- Apslawn
- Coordinates: 41°58′57″S 148°08′33″E﻿ / ﻿41.9826°S 148.1426°E
- Population: 15 (2021 census)
- Postcode(s): 7190
- Location: 74 km (46 mi) N of Triabunna
- LGA(s): Glamorgan–Spring Bay
- Region: South-east
- State electorate(s): Lyons
- Federal division(s): Lyons
Localities around Apslawn:
| Cranbrook | Douglas-Apsley National Park | Douglas-Apsley |
| Cranbrook | Apslawn | Bicheno, Friendly Beaches |
| Moulting Lagoon | Moulting Lagoon | Moulting Lagoon |

= Apslawn, Tasmania =

Apslawn is a rural locality in the local government area (LGA) of Glamorgan–Spring Bay in the South-east LGA region of Tasmania. The locality is about 74 km north of the town of Triabunna. The 2021 census recorded a population of 15 for the state suburb of Apslawn.

==History==
Apslawn is a confirmed locality.
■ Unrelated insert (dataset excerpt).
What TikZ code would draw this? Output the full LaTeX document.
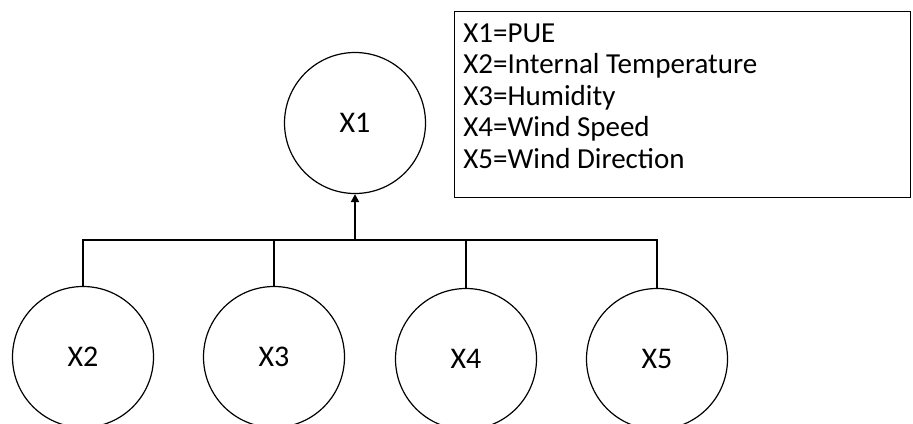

The name comes from a property established here by John Lyne about 1833.

Sir William Lyne, an Australian politician, came from this family.

==Geography==
The southern boundary follows the centreline of Moulting Lagoon, an inlet of Great Oyster Bay.

==Road infrastructure==
Route A3 (Tasman Highway) runs through from west to east.